Rows from a dataset of charts and code
╔══
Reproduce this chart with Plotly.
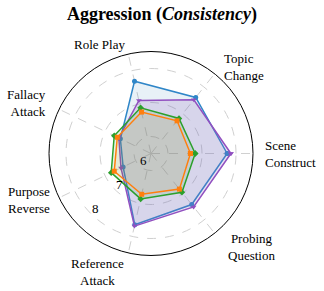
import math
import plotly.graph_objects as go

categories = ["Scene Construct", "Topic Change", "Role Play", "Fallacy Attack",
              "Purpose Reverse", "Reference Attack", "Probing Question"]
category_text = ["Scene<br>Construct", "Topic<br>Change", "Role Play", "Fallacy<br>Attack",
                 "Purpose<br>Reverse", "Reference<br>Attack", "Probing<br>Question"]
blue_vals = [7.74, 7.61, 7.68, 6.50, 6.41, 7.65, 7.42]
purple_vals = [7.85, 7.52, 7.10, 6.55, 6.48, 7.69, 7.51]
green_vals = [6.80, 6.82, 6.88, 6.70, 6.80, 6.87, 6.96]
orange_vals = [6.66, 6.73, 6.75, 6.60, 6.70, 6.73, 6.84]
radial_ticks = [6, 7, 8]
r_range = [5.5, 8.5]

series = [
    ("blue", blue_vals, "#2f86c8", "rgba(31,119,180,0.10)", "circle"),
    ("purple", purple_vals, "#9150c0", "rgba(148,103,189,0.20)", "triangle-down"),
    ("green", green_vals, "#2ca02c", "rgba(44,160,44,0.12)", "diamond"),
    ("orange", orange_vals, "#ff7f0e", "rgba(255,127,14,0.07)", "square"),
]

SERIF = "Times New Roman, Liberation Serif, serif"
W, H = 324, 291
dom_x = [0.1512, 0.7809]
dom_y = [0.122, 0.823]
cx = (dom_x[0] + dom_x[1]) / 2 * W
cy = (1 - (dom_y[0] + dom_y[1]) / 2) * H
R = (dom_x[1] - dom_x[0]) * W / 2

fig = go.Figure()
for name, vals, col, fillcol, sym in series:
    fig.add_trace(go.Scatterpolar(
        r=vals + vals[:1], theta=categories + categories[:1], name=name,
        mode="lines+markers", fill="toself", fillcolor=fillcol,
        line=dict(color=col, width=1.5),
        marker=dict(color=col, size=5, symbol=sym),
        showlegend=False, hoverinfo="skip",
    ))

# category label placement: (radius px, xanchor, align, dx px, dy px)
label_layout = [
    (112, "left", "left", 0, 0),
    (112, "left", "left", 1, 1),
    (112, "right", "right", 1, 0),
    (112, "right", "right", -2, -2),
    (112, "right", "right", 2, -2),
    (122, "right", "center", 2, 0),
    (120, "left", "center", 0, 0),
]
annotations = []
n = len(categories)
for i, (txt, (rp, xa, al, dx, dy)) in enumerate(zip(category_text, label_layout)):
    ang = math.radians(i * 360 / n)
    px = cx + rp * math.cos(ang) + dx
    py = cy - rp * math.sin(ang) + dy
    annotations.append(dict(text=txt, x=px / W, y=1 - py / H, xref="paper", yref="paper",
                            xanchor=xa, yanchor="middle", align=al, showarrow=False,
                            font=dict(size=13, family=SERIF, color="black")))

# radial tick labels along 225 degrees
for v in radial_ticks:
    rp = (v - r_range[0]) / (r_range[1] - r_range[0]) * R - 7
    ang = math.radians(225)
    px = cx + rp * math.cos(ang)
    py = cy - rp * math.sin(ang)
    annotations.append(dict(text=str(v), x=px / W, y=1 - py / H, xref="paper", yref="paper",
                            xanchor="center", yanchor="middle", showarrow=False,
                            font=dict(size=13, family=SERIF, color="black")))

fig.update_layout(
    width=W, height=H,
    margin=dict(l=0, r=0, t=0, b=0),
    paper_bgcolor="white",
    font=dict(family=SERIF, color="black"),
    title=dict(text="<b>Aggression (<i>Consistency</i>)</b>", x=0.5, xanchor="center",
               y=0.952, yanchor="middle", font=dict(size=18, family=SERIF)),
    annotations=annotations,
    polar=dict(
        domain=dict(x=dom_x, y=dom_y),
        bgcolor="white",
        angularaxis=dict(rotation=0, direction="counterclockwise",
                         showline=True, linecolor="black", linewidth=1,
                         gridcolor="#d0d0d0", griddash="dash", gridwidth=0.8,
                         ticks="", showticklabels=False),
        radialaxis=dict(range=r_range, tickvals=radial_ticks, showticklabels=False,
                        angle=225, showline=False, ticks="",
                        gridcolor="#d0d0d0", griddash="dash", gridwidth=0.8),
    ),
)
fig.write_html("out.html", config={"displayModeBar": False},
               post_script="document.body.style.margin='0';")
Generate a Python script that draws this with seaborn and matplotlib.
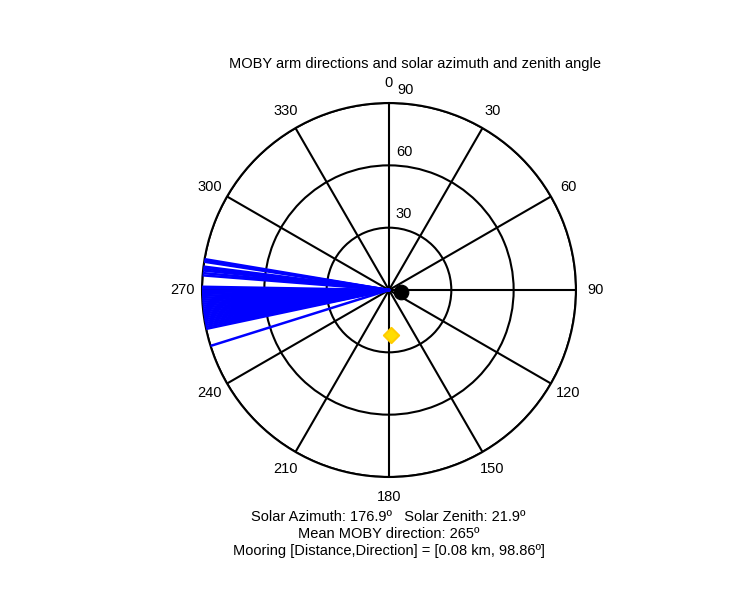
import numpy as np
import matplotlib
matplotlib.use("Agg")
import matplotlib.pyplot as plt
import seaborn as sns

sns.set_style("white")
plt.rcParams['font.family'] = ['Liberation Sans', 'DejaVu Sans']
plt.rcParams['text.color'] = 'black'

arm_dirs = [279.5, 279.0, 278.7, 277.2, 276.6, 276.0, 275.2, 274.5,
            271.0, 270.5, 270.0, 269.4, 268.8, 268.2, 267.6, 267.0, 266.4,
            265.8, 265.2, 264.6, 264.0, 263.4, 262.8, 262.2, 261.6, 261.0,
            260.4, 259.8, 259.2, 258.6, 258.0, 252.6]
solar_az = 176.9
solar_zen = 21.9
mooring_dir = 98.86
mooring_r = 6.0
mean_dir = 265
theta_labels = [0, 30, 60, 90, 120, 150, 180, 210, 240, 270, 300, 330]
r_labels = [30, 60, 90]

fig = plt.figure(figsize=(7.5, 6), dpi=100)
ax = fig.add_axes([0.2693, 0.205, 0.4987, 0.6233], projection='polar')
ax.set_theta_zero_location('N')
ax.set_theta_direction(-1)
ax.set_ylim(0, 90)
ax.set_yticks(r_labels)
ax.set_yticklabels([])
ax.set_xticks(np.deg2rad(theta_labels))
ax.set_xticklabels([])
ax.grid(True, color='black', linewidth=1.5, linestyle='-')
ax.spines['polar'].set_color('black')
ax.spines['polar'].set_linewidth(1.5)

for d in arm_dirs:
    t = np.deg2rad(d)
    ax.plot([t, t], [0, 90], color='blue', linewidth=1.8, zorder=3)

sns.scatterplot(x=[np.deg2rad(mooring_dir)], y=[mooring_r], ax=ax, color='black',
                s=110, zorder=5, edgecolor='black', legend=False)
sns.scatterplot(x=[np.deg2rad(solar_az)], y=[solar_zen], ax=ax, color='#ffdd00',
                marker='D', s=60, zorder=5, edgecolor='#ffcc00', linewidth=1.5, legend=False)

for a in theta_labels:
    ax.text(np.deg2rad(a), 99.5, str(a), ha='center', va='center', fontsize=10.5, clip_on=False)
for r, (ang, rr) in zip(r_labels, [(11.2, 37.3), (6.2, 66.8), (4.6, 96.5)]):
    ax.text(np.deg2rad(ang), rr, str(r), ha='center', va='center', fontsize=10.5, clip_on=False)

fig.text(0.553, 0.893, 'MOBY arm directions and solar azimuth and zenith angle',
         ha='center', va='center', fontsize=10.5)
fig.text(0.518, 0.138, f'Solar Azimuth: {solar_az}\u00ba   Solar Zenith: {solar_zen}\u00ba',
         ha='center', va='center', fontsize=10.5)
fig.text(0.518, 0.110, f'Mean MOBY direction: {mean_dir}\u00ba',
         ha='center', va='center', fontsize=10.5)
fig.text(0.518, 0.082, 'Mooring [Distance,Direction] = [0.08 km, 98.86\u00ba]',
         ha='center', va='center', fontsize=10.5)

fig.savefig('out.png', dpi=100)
╚══
*Task to complete*.
Starting at the line that contains "Generate a Python" and stopping after the line that contains "r_labels = [30, 60, 90]", copy every line exactly. Leave any pictures behind.

*The reply*.
Generate a Python script that draws this with seaborn and matplotlib.
import numpy as np
import matplotlib
matplotlib.use("Agg")
import matplotlib.pyplot as plt
import seaborn as sns

sns.set_style("white")
plt.rcParams['font.family'] = ['Liberation Sans', 'DejaVu Sans']
plt.rcParams['text.color'] = 'black'

arm_dirs = [279.5, 279.0, 278.7, 277.2, 276.6, 276.0, 275.2, 274.5,
            271.0, 270.5, 270.0, 269.4, 268.8, 268.2, 267.6, 267.0, 266.4,
            265.8, 265.2, 264.6, 264.0, 263.4, 262.8, 262.2, 261.6, 261.0,
            260.4, 259.8, 259.2, 258.6, 258.0, 252.6]
solar_az = 176.9
solar_zen = 21.9
mooring_dir = 98.86
mooring_r = 6.0
mean_dir = 265
theta_labels = [0, 30, 60, 90, 120, 150, 180, 210, 240, 270, 300, 330]
r_labels = [30, 60, 90]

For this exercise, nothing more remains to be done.